Dayana abraçando a filha no parquinho do orfanato Fundana (fonte: Folha de São Paulo, 15/02/18)
Gosto de escrever textos divertidos para alegrar o
leitor. Por exemplo, comentando um vídeo que recebi. Nele, uma mulher de uns 30 anos, bem morena,
rosto redondinho, lábios carnudos e bem maquiada, falando indignada, séria e
com voz cristalina, mais ou menos assim: "ôu, esse trem de homem malhado
não presta. Ele só te chama pra tomar açaí. O problema é que ele paga o dele e
eu pago o meu. E tem mais, é só açaí com
banana, senão engorda. Ele fica vigiando
pra ver se a gente vai colocar leite
condensado e leite em pó, e nem é ele que vai pagar. Hoje o que eu gosto é de homem
barrigudo e gordinho, são os melhores que se tem. Ele te chama pra tomar uma e
toma todas. E você pode pedir porção de batata com queijo, mandioquinha, peixe,
torresmo. Quando você fala que vai embora, ele chama pra tomar a saideira. Depois paga tudo e ainda te leva em casa.
Hoje tá na moda é homem gordinho. Quando vejo homem sarado eu corro".
Eu ri
muito desse vídeo, principalmente porque adoro açaí com leite condensado e
leite em pó. Lembrei-me de um texto da Danuza Leão, em que ela fica indignada
quando vai a restaurantes e o garçom traz uma bola bem pequenina do seu sorvete
preferido.
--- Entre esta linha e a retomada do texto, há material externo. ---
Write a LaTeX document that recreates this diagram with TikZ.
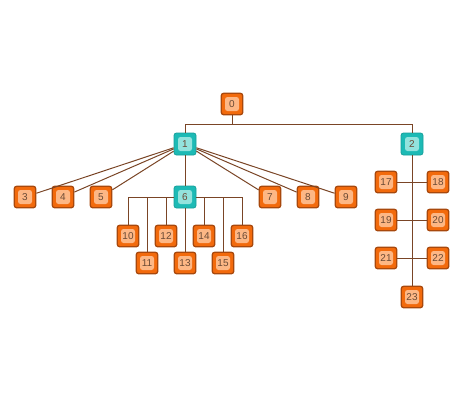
\documentclass[tikz,border=0pt]{standalone}
\usepackage{fontspec}
\setmainfont{Liberation Sans}
\begin{document}
\definecolor{ofill}{HTML}{F26A0C}
\definecolor{oborder}{HTML}{A8480C}
\definecolor{oinner}{HTML}{FDB785}
\definecolor{tfill}{HTML}{1DBAB5}
\definecolor{tborder}{HTML}{17A09B}
\definecolor{tinner}{HTML}{93E3DD}
\definecolor{txt}{HTML}{6A4A35}
\definecolor{edge}{HTML}{7A4526}
\begin{tikzpicture}[x=1pt,y=-1pt,
  onode/.style={draw=oborder,line width=1.3pt,fill=ofill,rounded corners=2.5pt,minimum size=21.5pt,inner sep=0pt,
     path picture={\fill[oinner] ([xshift=-7pt,yshift=-7pt]path picture bounding box.center) rectangle ([xshift=7pt,yshift=7pt]path picture bounding box.center);},
     font=\fontsize{10}{11}\selectfont,text=txt},
  tnode/.style={draw=tborder,line width=0.8pt,fill=tfill,rounded corners=2.5pt,minimum size=22pt,inner sep=0pt,
     path picture={\fill[tinner] ([xshift=-7pt,yshift=-7pt]path picture bounding box.center) rectangle ([xshift=7pt,yshift=7pt]path picture bounding box.center);},
     font=\fontsize{10}{11}\selectfont,text=txt},
  conn/.style={draw=edge,line width=1pt}]
\useasboundingbox (0,0) rectangle (460,400);
% nodes
\node[onode] (n0) at (232,104) {0};
\node[tnode] (n1) at (185,144) {1};
\node[tnode] (n2) at (412,144) {2};
\node[onode] (n3) at (25,197) {3};
\node[onode] (n4) at (63,197) {4};
\node[onode] (n5) at (101,197) {5};
\node[tnode] (n6) at (185,197) {6};
\node[onode] (n7) at (270,197) {7};
\node[onode] (n8) at (308,197) {8};
\node[onode] (n9) at (346,197) {9};
\node[onode] (n10) at (128,236) {10};
\node[onode] (n11) at (147,263) {11};
\node[onode] (n12) at (166,236) {12};
\node[onode] (n13) at (185,263) {13};
\node[onode] (n14) at (204,236) {14};
\node[onode] (n15) at (223,263) {15};
\node[onode] (n16) at (242,236) {16};
\node[onode] (n17) at (386,182) {17};
\node[onode] (n18) at (438,182) {18};
\node[onode] (n19) at (386,220) {19};
\node[onode] (n20) at (438,220) {20};
\node[onode] (n21) at (386,258) {21};
\node[onode] (n22) at (438,258) {22};
\node[onode] (n23) at (412,297) {23};
\coordinate (b0) at (232,124);
% connectors
\path[conn] (n0.south) -- (b0) -| (n1.north);
\path[conn] (b0) -| (n2.north);
\foreach \c in {3,4,5,7,8,9} \path[conn] (n1) -- (n\c);
\path[conn] (n1) -- (n6);
\foreach \c in {10,11,12,14,15,16} \path[conn] (n6) -| (n\c.north);
\path[conn] (n6) -- (n13);
\path[conn] (n2) -- (n23);
\path[conn] (n17) -- (n18);
\path[conn] (n19) -- (n20);
\path[conn] (n21) -- (n22);
\end{tikzpicture}
\end{document}
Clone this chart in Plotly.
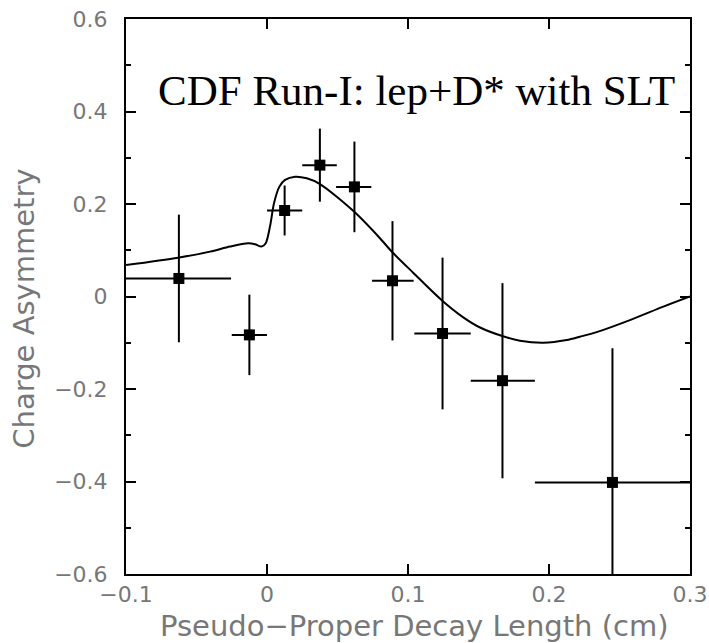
import plotly.graph_objects as go

# Data points (pseudo-proper decay length bins)
x_pts = [-0.0625, -0.0125, 0.0125, 0.0375, 0.062, 0.089, 0.1245, 0.167, 0.245]
y_pts = [0.039, -0.083, 0.186, 0.284, 0.237, 0.034, -0.080, -0.182, -0.402]
x_lo = [-0.1, -0.025, 0.0, 0.025, 0.049, 0.0745, 0.1045, 0.1445, 0.19]
x_hi = [-0.0255, 0.0, 0.025, 0.0495, 0.074, 0.104, 0.1445, 0.19, 0.3]
y_err = [0.138, 0.087, 0.054, 0.079, 0.098, 0.129, 0.164, 0.211, 0.29]

# Fit curve
x_fit = [-0.1, -0.0631, -0.0404, -0.0262, -0.0133, -0.0085, -0.0038, -0.0009,
         0.0021, 0.0050, 0.0087, 0.0128, 0.0199, 0.0282, 0.0376, 0.0619,
         0.0801, 0.0891, 0.1038, 0.1239, 0.1392, 0.1511, 0.1669, 0.1794,
         0.1960, 0.2126, 0.2220, 0.2338, 0.2574, 0.2811, 0.3]
y_fit = [0.068, 0.084, 0.097, 0.108, 0.115, 0.113, 0.108, 0.115,
         0.151, 0.202, 0.237, 0.252, 0.259, 0.2555, 0.243, 0.183,
         0.126, 0.095, 0.051, -0.008, -0.045, -0.067, -0.0855, -0.0955,
         -0.0998, -0.0941, -0.0869, -0.077, -0.051, -0.022, 0.0]

x_ticks = [-0.1, 0, 0.1, 0.2, 0.3]
x_ticklabels = ["\u22120.1", "0", "0.1", "0.2", "0.3"]
y_ticks = [-0.6, -0.4, -0.2, 0, 0.2, 0.4, 0.6]
y_ticklabels = ["\u22120.6", "\u22120.4", "\u22120.2", "0", "0.2", "0.4", "0.6"]

fig = go.Figure()
fig.add_trace(go.Scatter(
    x=x_fit, y=y_fit, mode="lines",
    line=dict(color="black", width=2, shape="spline", smoothing=0.8),
    hoverinfo="skip", showlegend=False))

fig.add_trace(go.Scatter(
    x=x_pts, y=y_pts, mode="markers",
    marker=dict(symbol="square", size=11, color="black"),
    error_x=dict(type="data", symmetric=False,
                 array=[h - c for h, c in zip(x_hi, x_pts)],
                 arrayminus=[c - l for l, c in zip(x_lo, x_pts)],
                 width=0, thickness=2, color="black"),
    error_y=dict(type="data", array=y_err, width=0, thickness=2, color="black"),
    showlegend=False))

tick_font = dict(family="DejaVu Sans", size=22, color="#777777")

fig.update_xaxes(
    range=[-0.1, 0.3], tickvals=x_ticks, ticktext=x_ticklabels,
    ticks="inside", ticklen=10, tickwidth=2, tickcolor="black",
    showline=True, linecolor="black", linewidth=2, mirror="ticks",
    showgrid=False, zeroline=False, tickfont=tick_font,
    ticklabelstandoff=0)
fig.update_yaxes(
    range=[-0.6, 0.6], tickvals=y_ticks, ticktext=y_ticklabels,
    ticks="inside", ticklen=10, tickwidth=2, tickcolor="black",
    minor=dict(dtick=0.1, tick0=0, ticks="inside", ticklen=5, tickwidth=2, tickcolor="black"),
    showline=True, linecolor="black", linewidth=2, mirror="ticks",
    showgrid=False, zeroline=False, tickfont=tick_font,
    ticklabelstandoff=12)

title_font = dict(family="DejaVu Sans", size=29, color="#777777")
fig.add_annotation(text="Pseudo\u2212Proper Decay Length (cm)", xref="paper", yref="paper",
                   x=0.512, y=-0.094, xanchor="center", yanchor="middle",
                   showarrow=False, font=title_font)
fig.add_annotation(text="Charge Asymmetry", xref="paper", yref="paper",
                   x=-0.180, y=0.479, xanchor="center", yanchor="middle",
                   textangle=-90, showarrow=False, font=title_font)
fig.add_annotation(text="CDF Run-I: lep+D* with SLT", xref="paper", yref="paper",
                   x=0.977, y=0.872, xanchor="right", yanchor="middle",
                   showarrow=False,
                   font=dict(family="Liberation Serif", size=43, color="black"))

fig.update_layout(
    width=709, height=643,
    margin=dict(l=126, r=19, t=19, b=69, autoexpand=False),
    paper_bgcolor="white", plot_bgcolor="white")

fig.write_html("out.html")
Quanto mais caro o restaurante, menor a bola. Ela escreve sobre
vários prazeres que a gente deixa de ter, com tantos deveres, tantas
preocupações em acertar, tanto empenho em passar na vida sem pegar recuperação.
E aí a vida vai ficando sem tempero e
sem graça. Termina pedindo ao garçom,
entre outras, cinco bolas de sorvete de chocolate. Enfim, concordo com as duas de que é bom demais comer o que a
gente gosta.
Mas daí fico pensando em tantas pessoas que passam fome, e
não tem como deixar de escrever sobre as tristezas da vida. Como o caso de
Dayana e seus quatro filhos. Li sobre ela numa matéria da Folha de São Paulo,
de 15/02/2018. O repórter Anthony Faiola, do Washington Post, contou de sua
visita ao maior orfanato da Venezuela, em Caracas. O pátio era uma pista de
obstáculos de crianças abandonadas. A assistente social que o acompanhava ia
explicando sobre as crianças. Passou por ele um menininho robusto em um
triciclo, apelidado de "El Gordo", mas quando foi deixado no orfanato
meses atrás era pele e osso. E a menininha de vestido florido quase não falava
mais. A mãe a tinha abandonado em setembro em uma estação de metrô, com uma
bolsa de roupas e um bilhete suplicando que alguém a alimentasse. Centenas de
pais têm feito isso na Venezuela, onde a fome e a miséria crescem sem parar. Não
têm como alimentar seus filhos e os estão entregando. Não porque não os amem,
mas porque os amam (quer coisa mais triste?). E os bebês, que antes eram
facilmente adotados, não o são mais, pois os pais adotivos não conseguem arcar
com as despesas. No país, cerca de 71%
das crianças com menos de cinco anos não têm alimentação adequada. A fome obriga as famílias a fazer
escolhas dolorosas, como no caso de Dayana, 28 anos . Em novembro passado ela
perdeu seu emprego de faxineira e entregou seus dois filhos menores para o
orfanato. Como a entidade não aceita crianças maiores, ele ainda está tentando
alimentar o de 8 e de 11 anos em casa. O orfanato oferece a ela leite, macarrão
e sardinha, mas não é suficiente. Contou ao repórter que depois do jantar , os
meninos pedem: "Mãe, quero mais". Mas ela não tem mais nada pra dar a
eles.
Acho que eles iriam adorar ter como sobremesa açaí com leite condensado ou sorvete de chocolate.